Working from the top of the listing below, retype each line through the line containing "from bokeh.resources import INLINE", both included, with no pictures.

***

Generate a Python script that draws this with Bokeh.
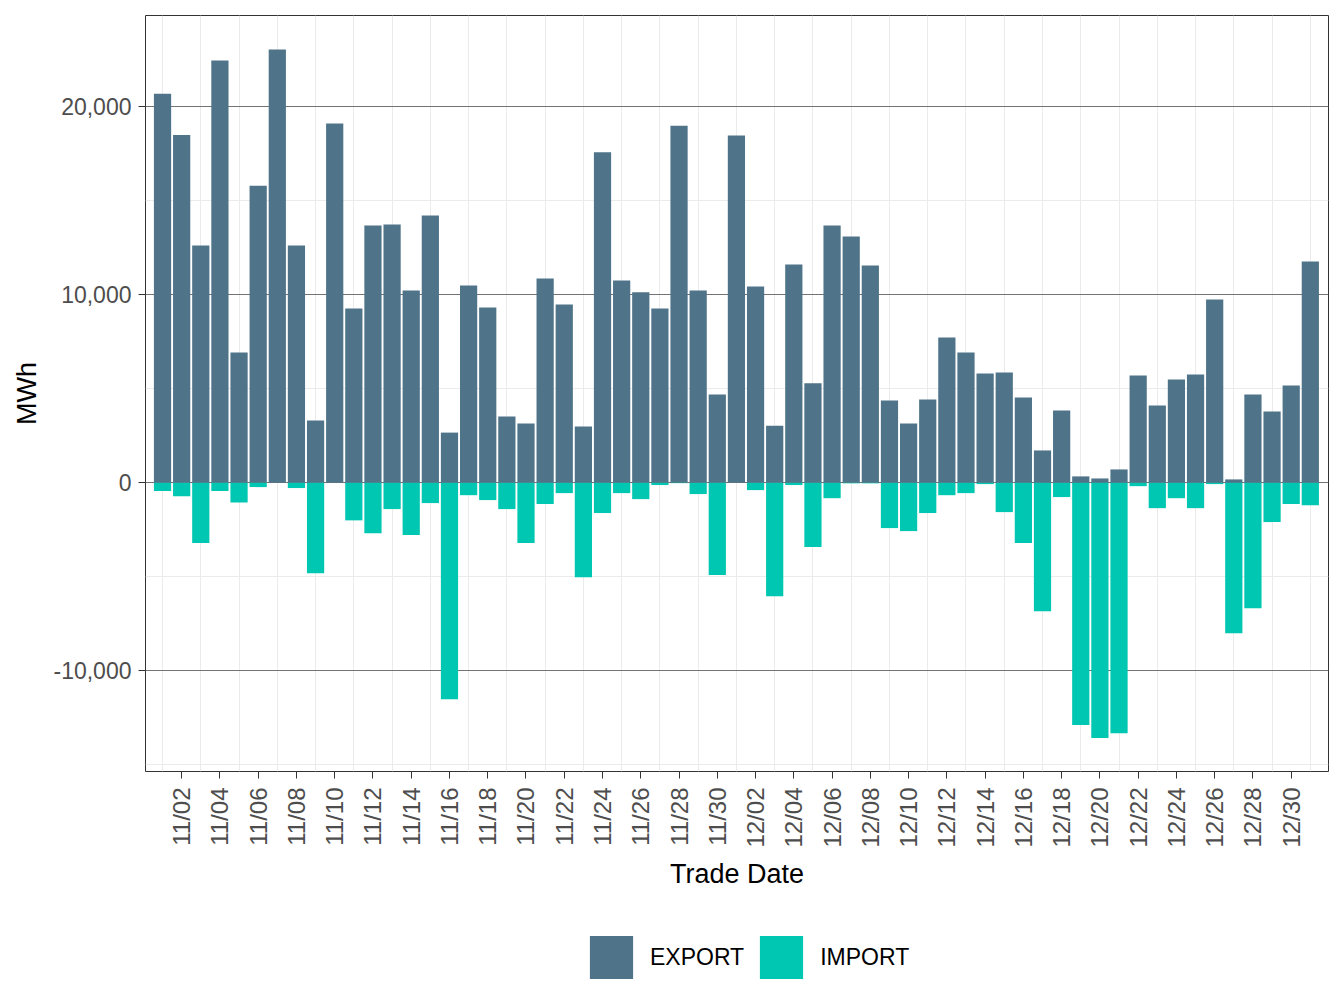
import math
from bokeh.plotting import figure
from bokeh.layouts import column
from bokeh.models import (Range1d, FixedTicker, NumeralTickFormatter, Legend,
                          LegendItem, ColumnDataSource)
from bokeh.embed import file_html
from bokeh.resources import INLINE

# ---- data -------------------------------------------------------------
dates = [f"11/{d:02d}" for d in range(1, 31)] + [f"12/{d:02d}" for d in range(1, 32)]

export_mwh = [20700, 18500, 12620, 22460, 6930, 15800, 23050, 12620, 3310, 19110,
              9270, 13690, 13740, 10230, 14220, 2670, 10500, 9330, 3520, 3150,
              10870, 9490, 2990, 17580, 10760, 10130, 9270, 19000, 10230, 4700,
              18480, 10440, 3040, 11610, 5290, 13690, 13100, 11560, 4380, 3150,
              4430, 7730, 6930, 5820, 5870, 4540, 1720, 3840, 340, 230,
              710, 5710, 4110, 5500, 5760, 9750, 180, 4700, 3790, 5170,
              11770]

import_mwh = [440, 710, 3210, 440, 1050, 230, 0, 280, 4810, 0,
              2000, 2680, 1400, 2780, 1080, 11510, 660, 920, 1400, 3210,
              1130, 550, 5020, 1610, 550, 870, 120, 20, 600, 4910,
              0, 390, 6030, 120, 3420, 820, 30, 30, 2410, 2570,
              1610, 660, 550, 70, 1560, 3210, 6830, 760, 12890, 13580,
              13320, 180, 1350, 820, 1350, 70, 8000, 6670, 2090, 1130,
              1190]

series_names = ["EXPORT", "IMPORT"]
y_ticks = [-10000, 0, 10000, 20000]
y_minor_ticks = [-15000, -5000, 5000, 15000]

EXPORT_COLOR = "#4F7489"
IMPORT_COLOR = "#00C7B1"
FONT = "Liberation Sans"

idx = list(range(len(dates)))
src = ColumnDataSource(dict(
    x=idx,
    date=dates,
    exp=export_mwh,
    imp=[-v for v in import_mwh],
))

# ---- main chart -------------------------------------------------------
p = figure(width=1344, height=901, output_backend="svg", toolbar_location=None,
           x_range=Range1d(-0.89, 60.95), y_range=Range1d(-15360, 24860),
           min_border_left=145, min_border_right=16, min_border_top=15,
           min_border_bottom=130)

p.background_fill_color = "white"
p.border_fill_color = "white"
p.outline_line_color = "#333333"
p.outline_line_width = 1

r_exp = p.vbar(x="x", top="exp", bottom=0, width=0.9, source=src,
               fill_color=EXPORT_COLOR, line_color=None)
r_imp = p.vbar(x="x", top="imp", bottom=0, width=0.9, source=src,
               fill_color=IMPORT_COLOR, line_color=None)

p.xaxis.ticker = FixedTicker(ticks=idx[1::2])
p.xaxis.major_label_overrides = {i: dates[i] for i in idx[1::2]}
p.xaxis.major_label_orientation = math.pi / 2

p.yaxis.ticker = FixedTicker(ticks=y_ticks, minor_ticks=y_minor_ticks)
p.yaxis.formatter = NumeralTickFormatter(format="0,0")

for ax in (p.xaxis, p.yaxis):
    ax.axis_line_color = None
    ax.major_tick_out = 7
    ax.major_tick_in = 0
    ax.major_tick_line_color = "#333333"
    ax.minor_tick_line_color = None
    ax.major_label_text_font = FONT
    ax.major_label_text_font_size = "23px"
    ax.major_label_text_color = "#4D4D4D"
    ax.axis_label_text_font = FONT
    ax.axis_label_text_font_size = "27px"
    ax.axis_label_text_font_style = "normal"
    ax.axis_label_text_color = "black"

p.xaxis.major_label_text_font_size = "24px"
p.xaxis.axis_label = "Trade Date"
p.yaxis.axis_label = "MWh"
p.xaxis.major_label_standoff = 9
p.yaxis.major_label_standoff = 7
p.xaxis.axis_label_standoff = 8
p.yaxis.axis_label_standoff = 8

p.xgrid.ticker = FixedTicker(ticks=idx[0::2])
p.xgrid.grid_line_color = "#EBEBEB"
p.xgrid.grid_line_width = 1
p.ygrid.grid_line_color = "#737373"
p.ygrid.grid_line_width = 1
p.ygrid.minor_grid_line_color = "#EBEBEB"
p.ygrid.minor_grid_line_width = 1

# ---- legend strip (below the chart) -----------------------------------
# same bars, but the strip's y range lies above all the data, so only the
# legend keys show
lg = figure(width=1344, height=99, output_backend="svg", toolbar_location=None,
            x_range=Range1d(-0.89, 60.95), y_range=Range1d(30000, 31000),
            x_axis_type=None, y_axis_type=None,
            min_border_left=0, min_border_right=0, min_border_top=0,
            min_border_bottom=0)
lg.outline_line_color = None
lg.grid.visible = False
lg.background_fill_color = "white"
lg.border_fill_color = "white"

k_exp = lg.vbar(x="x", top="exp", bottom=0, width=0.9, source=src,
                fill_color=EXPORT_COLOR, line_color=None)
k_imp = lg.vbar(x="x", top="imp", bottom=0, width=0.9, source=src,
                fill_color=IMPORT_COLOR, line_color=None)

legend = Legend(items=[LegendItem(label=series_names[0], renderers=[k_exp]),
                       LegendItem(label=series_names[1], renderers=[k_imp])],
                orientation="horizontal", location=(439, 16),
                glyph_width=54, glyph_height=54, label_standoff=12, spacing=10,
                padding=0, margin=0, border_line_color=None,
                background_fill_alpha=0,
                label_text_font=FONT, label_text_font_size="23px",
                label_text_color="black")
lg.add_layout(legend)

layout = column(p, lg, spacing=0)
open("out.html", "w").write(file_html(layout, INLINE))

***

→ Solution for this exercise
Generate a Python script that draws this with Bokeh.
import math
from bokeh.plotting import figure
from bokeh.layouts import column
from bokeh.models import (Range1d, FixedTicker, NumeralTickFormatter, Legend,
                          LegendItem, ColumnDataSource)
from bokeh.embed import file_html
from bokeh.resources import INLINE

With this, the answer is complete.